Losing control

Is rent law treating landlords unfairly?

A group of landlords says that tenants are unfairly getting back thousands of dollars in rent because the city is making incorrect decisions on what their rent should be, based on incomplete information from the past.
The Mile Square Taxpayers Association (MSTA) filed a motion in Hudson County Superior Court last month to stop the city from making Rent Control calculations until the city can defend its past administration of the law.
Hoboken’s Rent Control Ordinance, passed in 1973 and revised several times since then by the City Council, limits how much landlords can raise the rent each year on apartments built before 1987. In Hoboken, rent controlled units are usually limited to a 2 to 6 percent rent increase annually, determined by the rise in the cost of living index. Also, landlords can apply for a 25 percent increase every three years when the apartment is vacant and they have made upgrades to the premises.

Making a calculation

If a renter thinks their rent is inordinately high, or they suspect price gauging, they can call the city’s Rent Control Office and request a rent calculation.
In the past, tenants could find out what they should have been paying, and get reimbursed for years of overcharges from their landlords.
But some say that the city had not always kept good records, so landlords may be at an unfair risk.
Between 1981 and 2007, the city’s Rent Control office did not always keep proper records of the 25-percent vacancy decontrols, says Charles Gormally, the attorney for the MSTA.
In 2007, local tenant advocate Cathy Cardillo forced the city to demand evidence of any past vacancy decontrols if a landlord argued that a current rent was based on those. However, Gormally noted that the city had not always pushed landlords to file the required decontrol letter in the past, so many times, the city did not have any evidence on file.

Identifying the problem

Ron Simoncini, executive director of the MSTA, said landlords are being penalized for the city’s inability to follow the law, and that tenant advocates are taking advantage of the situation.
In some cases, tenants’ rents are being rolled back from $1,200 to $400 after they get a rent calculation, Simoncini said.
Simoncini also says that under the current law, the landlord may be liable even for a previous landlord’s mistakes.
There is also no statute of limitations – beside a 1981 base year stated in the law – to restrict residents from seeking restitution for rent overcharge. In the past, the City Council added a two-year limit, but the move was subsequently overturned.

On the tenants’ side

Cathy Cardillo, a tenant advocate, said the existing Rent Control Law may have flaws, but it protects tenants who have been overcharged without their knowledge.
She has won several cases over the years – including the 2007 decision – on behalf of tenants.

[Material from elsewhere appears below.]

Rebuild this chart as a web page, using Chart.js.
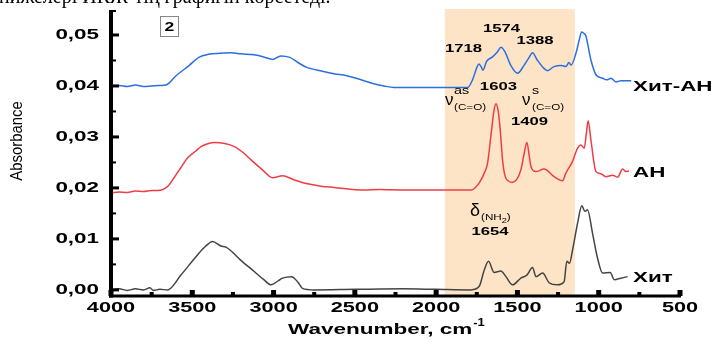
<!DOCTYPE html>
<html>
<head>
<meta charset="utf-8">
<script src="https://cdn.jsdelivr.net/npm/chart.js@4.4.0/dist/chart.umd.min.js"></script>
<style>
  body { margin: 0; background: #fff; }
  #wrap { width: 718px; height: 344px; }
</style>
</head>
<body>
<div id="wrap"><canvas id="irChart" width="718" height="344"></canvas></div>
<script>
// ---- data ----
const seriesNames = ["Хит-АН", "АН", "Хит"];

const wnHitAn = [4000,3950,3900,3850,3800,3750,3700,3660,3600,3520,3460,3400,3330,3262,3200,3120,3060,3006,2955,2900,2850,2800,2700,2628,2550,2481,2400,2321,2260,2100,1950,1806,1776,1750,1737,1722,1712,1690,1653,1625,1601,1575,1540,1499,1460,1430,1407,1380,1345,1315,1275,1230,1202,1183,1170,1140,1120,1105,1090,1079,1048,1017,976,950,925,894,863,822,800];
const absHitAn = [0.0400,0.0401,0.0399,0.0402,0.0399,0.0400,0.0401,0.0402,0.0420,0.0440,0.0456,0.0462,0.0464,0.0465,0.0463,0.0461,0.0457,0.0452,0.0459,0.0456,0.0446,0.0437,0.0429,0.0424,0.0420,0.0414,0.0406,0.0400,0.0397,0.0397,0.0397,0.0397,0.0412,0.0436,0.0443,0.0437,0.0431,0.0448,0.0457,0.0466,0.0476,0.0466,0.0440,0.0425,0.0440,0.0455,0.0465,0.0452,0.0437,0.0430,0.0438,0.0440,0.0438,0.0446,0.0441,0.0464,0.0490,0.0506,0.0503,0.0498,0.0451,0.0422,0.0415,0.0412,0.0415,0.0408,0.0410,0.0410,0.0410];

const wnAn = [4000,3950,3900,3850,3800,3750,3713,3651,3612,3570,3528,3480,3446,3400,3364,3300,3241,3190,3139,3070,3006,2945,2875,2791,2700,2628,2444,2350,2200,2014,1900,1786,1737,1700,1684,1659,1645,1632,1618,1606,1590,1571,1530,1479,1460,1442,1428,1417,1386,1336,1274,1223,1202,1161,1130,1110,1089,1075,1065,1048,1017,987,956,915,884,853,833,814];
const absAn = [0.0190,0.0192,0.0191,0.0194,0.0193,0.0195,0.0195,0.0203,0.0220,0.0240,0.0259,0.0272,0.0281,0.0287,0.0289,0.0287,0.0281,0.0270,0.0255,0.0236,0.0220,0.0224,0.0216,0.0208,0.0203,0.0201,0.0196,0.0197,0.0196,0.0196,0.0196,0.0196,0.0209,0.0232,0.0248,0.0314,0.0350,0.0365,0.0350,0.0314,0.0250,0.0219,0.0211,0.0235,0.0265,0.0289,0.0265,0.0242,0.0232,0.0237,0.0222,0.0214,0.0229,0.0252,0.0278,0.0284,0.0278,0.0310,0.0332,0.0294,0.0232,0.0228,0.0222,0.0225,0.0221,0.0237,0.0232,0.0233];

const wnHit = [4000,3950,3900,3850,3800,3760,3740,3700,3651,3570,3467,3420,3375,3324,3293,3201,3119,3060,3016,2970,2945,2889,2850,2822,2752,2500,2200,2000,1786,1735,1704,1678,1643,1602,1571,1530,1479,1442,1407,1386,1345,1305,1254,1213,1196,1180,1161,1130,1104,1085,1069,1038,1007,976,929,905,864,822];
const absHit = [0.0000,0.0002,-0.0001,0.0002,0.0000,0.0004,-0.0001,0.0001,0.0000,0.0029,0.0069,0.0085,0.0095,0.0086,0.0084,0.0058,0.0036,0.0020,0.0010,0.0018,0.0023,0.0026,0.0015,0.0003,0.0000,0.0001,0.0002,0.0001,0.0000,0.0007,0.0039,0.0056,0.0034,0.0037,0.0026,0.0010,0.0023,0.0029,0.0044,0.0026,0.0033,0.0014,0.0010,0.0016,0.0056,0.0052,0.0078,0.0131,0.0165,0.0154,0.0157,0.0111,0.0062,0.0033,0.0034,0.0020,0.0023,0.0026];

const xTicks = [4000,3500,3000,2500,2000,1500,1000,500];
const yTicks = [0.00,0.01,0.02,0.03,0.04,0.05];
const shadeRange = [1946, 1147];

// peak labels: [text, wavenumber position, absorbance position]
const peakLabels = [
  ["1718", 1832, 0.0473],
  ["1574", 1598, 0.0512],
  ["1388", 1392, 0.0488],
  ["1603", 1617, 0.0398],
  ["1409", 1426, 0.0329],
  ["1654", 1669, 0.0114]
];

function toPoints(xs, ys) {
  return xs.map((x, i) => ({ x: x, y: ys[i] }));
}

// stretched text helper (the figure uses a wide bold face)
function stretchText(ctx, text, x, y, font, sx, align, color) {
  ctx.save();
  ctx.translate(x, y);
  ctx.scale(sx, 1);
  ctx.font = font;
  ctx.fillStyle = color || "#000";
  ctx.textAlign = align || "left";
  ctx.textBaseline = "middle";
  ctx.fillText(text, 0, 0);
  const w = ctx.measureText(text).width * sx;
  ctx.restore();
  return w;
}

const shadePlugin = {
  id: "shade",
  beforeDatasetsDraw(chart) {
    const { ctx, chartArea } = chart;
    const xs = chart.scales.x;
    const x1 = xs.getPixelForValue(shadeRange[0]);
    const x2 = xs.getPixelForValue(shadeRange[1]);
    ctx.save();
    ctx.fillStyle = "#fde4c6";
    ctx.fillRect(x1, chartArea.top - 1, x2 - x1, chartArea.bottom - chartArea.top + 1);
    ctx.restore();
  }
};

const decorPlugin = {
  id: "decor",
  afterDraw(chart) {
    const { ctx, chartArea } = chart;
    const xs = chart.scales.x, ys = chart.scales.y;
    const L = chartArea.left, R = chartArea.right, T = chartArea.top, B = chartArea.bottom;
    ctx.save();
    ctx.fillStyle = "#000";
    ctx.strokeStyle = "#000";

    // axes
    ctx.lineWidth = 4;
    ctx.beginPath(); ctx.moveTo(L, T); ctx.lineTo(L, B + 1.5); ctx.stroke();
    ctx.lineWidth = 3;
    ctx.beginPath(); ctx.moveTo(L - 2, B); ctx.lineTo(R + 1, B); ctx.stroke();
    ctx.lineWidth = 2;
    ctx.beginPath(); ctx.moveTo(L, T + 1); ctx.lineTo(L + 5, T + 1); ctx.stroke();

    // y ticks (inside)
    yTicks.forEach(v => {
      const py = ys.getPixelForValue(v);
      ctx.fillRect(L, py - 1.5, 8, 3);
      stretchText(ctx, v.toFixed(2).replace(".", ","), 99, py, "bold 14px 'Liberation Sans', Arial", 1.6, "right");
      const pm = ys.getPixelForValue(v + 0.005);
      if (pm > T + 2) ctx.fillRect(L, pm - 1, 5, 2);
    });

    // x ticks (inside)
    xTicks.forEach(v => {
      const px = xs.getPixelForValue(v);
      ctx.fillRect(px - 2.5, B - 6, 5, 6);
      stretchText(ctx, String(v), px, 308, "bold 14px 'Liberation Sans', Arial", 1.55, "center");
      if (v > 500) {
        const pm = xs.getPixelForValue(v - 250);
        ctx.fillRect(pm - 2, B - 4, 4, 4);
      }
    });

    // axis titles
    const tw = stretchText(ctx, "Wavenumber, cm", 288, 330, "bold 15px 'Liberation Sans', Arial", 1.5, "left");
    stretchText(ctx, "-1", 288 + tw + 1, 323, "bold 10px 'Liberation Sans', Arial", 1.3, "left");

    ctx.save();
    ctx.translate(18, 141);
    ctx.rotate(-Math.PI / 2);
    ctx.scale(0.93, 1);
    ctx.font = "16px 'Liberation Sans', Arial";
    ctx.textAlign = "center";
    ctx.textBaseline = "middle";
    ctx.fillText("Absorbance", 0, 0);
    ctx.restore();

    // series labels
    const bold14 = "bold 14px 'Liberation Sans', Arial";
    stretchText(ctx, seriesNames[0], 633, 87, bold14, 1.6, "left");
    stretchText(ctx, seriesNames[1], 633, 173, bold14, 1.6, "left");
    stretchText(ctx, seriesNames[2], 633, 278, bold14, 1.6, "left");

    // peak wavenumbers
    peakLabels.forEach(([t, w, a]) => {
      stretchText(ctx, t, xs.getPixelForValue(w), ys.getPixelForValue(a), "bold 11.5px 'Liberation Sans', Arial", 1.45, "center");
    });

    // vibration symbols
    const small = "9px 'Liberation Sans', Arial";
    stretchText(ctx, "ν", 445, 100, "17px 'Liberation Sans', Arial", 1, "left");
    stretchText(ctx, "as", 454, 91, "11px 'Liberation Sans', Arial", 1.3, "left");
    stretchText(ctx, "(C=O)", 454, 108, small, 1.3, "left");
    stretchText(ctx, "ν", 522, 100, "17px 'Liberation Sans', Arial", 1, "left");
    stretchText(ctx, "s", 532, 91, "11px 'Liberation Sans', Arial", 1.3, "left");
    stretchText(ctx, "(C=O)", 532, 108, small, 1.3, "left");

    stretchText(ctx, "δ", 470, 211, "18px 'Liberation Sans', Arial", 1, "left");
    let cx = 481;
    cx += stretchText(ctx, "(NH", cx, 218, small, 1.3, "left");
    cx += stretchText(ctx, "2", cx, 221, "7px 'Liberation Sans', Arial", 1.3, "left");
    stretchText(ctx, ")", cx, 218, small, 1.3, "left");

    // panel number box
    ctx.lineWidth = 1;
    ctx.strokeStyle = "#888";
    ctx.strokeRect(160.5, 16.5, 18, 20);
    stretchText(ctx, "2", 169.5, 27, "bold 13px 'Liberation Sans', Arial", 1.35, "center");

    // cut-off line of surrounding text
    ctx.font = "20px 'Liberation Serif', serif";
    ctx.fillStyle = "#000";
    ctx.textAlign = "left";
    ctx.textBaseline = "alphabetic";
    ctx.fillText("нижелері ИКЖ-тің графигін көрсетеді.", -1, 3, 468);

    ctx.restore();
  }
};

const ctx = document.getElementById("irChart");

new Chart(ctx, {
  type: "line",
  data: {
    datasets: [
      { label: seriesNames[0], data: toPoints(wnHitAn, absHitAn), borderColor: "#2b6fe0", borderWidth: 1.5 },
      { label: seriesNames[1], data: toPoints(wnAn, absAn), borderColor: "#f03c44", borderWidth: 1.5 },
      { label: seriesNames[2], data: toPoints(wnHit, absHit), borderColor: "#444444", borderWidth: 1.5 }
    ]
  },
  options: {
    responsive: false,
    animation: false,
    events: [],
    elements: {
      point: { radius: 0 },
      line: { tension: 0.35, cubicInterpolationMode: "monotone", fill: false }
    },
    layout: { padding: { top: 10, right: 38, left: 0, bottom: 0 } },
    plugins: { legend: { display: false }, tooltip: { enabled: false } },
    scales: {
      x: {
        type: "linear",
        reverse: true,
        min: 500,
        max: 4000,
        grid: { display: false },
        border: { display: false },
        ticks: { display: false },
        afterFit(s) { s.height = 48; }
      },
      y: {
        min: -0.0012,
        max: 0.0549,
        grid: { display: false },
        border: { display: false },
        ticks: { display: false },
        afterFit(s) { s.width = 111; }
      }
    }
  },
  plugins: [shadePlugin, decorPlugin]
});
</script>
</body>
</html>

These cases have tightened enforcement of the law, which Cardillo complains was not properly enforced or not enforced at all.
She cited landlords who charged tenants 10 times a city-approved surcharge and others who forced tenants out of their apartments so that they could apply for a 25-percent vacancy decontrol.
She attempted to get involved in the ongoing case with MSTA, but the judge denied her request because it was submitted too far along in the proceedings.
But she argues that the city has form letters for vacancy decontrols on file and that the rents that are being calculated are currently being done correctly.

On the landlords’ side

Simoncini said the landlords should not be held accountable for missing files.
“You can’t sue the government for failing to enforce the law,” he said. So he wants the office, when it does its calculations, to accept landlords’ evidence of vacancy decontrols before 2007, even if the form is not on file.
The form, he said, is just a formality for filing purposes, and shouldn’t prohibit the rent calculators from factoring in these increases.
“This is potentially hundreds of thousands of dollars,” Simoncini said. He said the advocacy of tenants in this regard amounts to the act of a “blood-sucking leech.”

City responds

City Attorney Steven Kleinman said the office is still calculating rents, and holds that they have been doing so to the letter of the law.
“Landlords under my tenure have been regularly suing the city Rent Control Board,” he said. “To this point they have been unsuccessful.”
He said the current challenge before the court will be heard this week and the city will be ready to defend its position.
“I’m not here to tell you this is a perfect ordinance by any means,” Kleinman said. “I do hope the next mayor analyzes this issue.”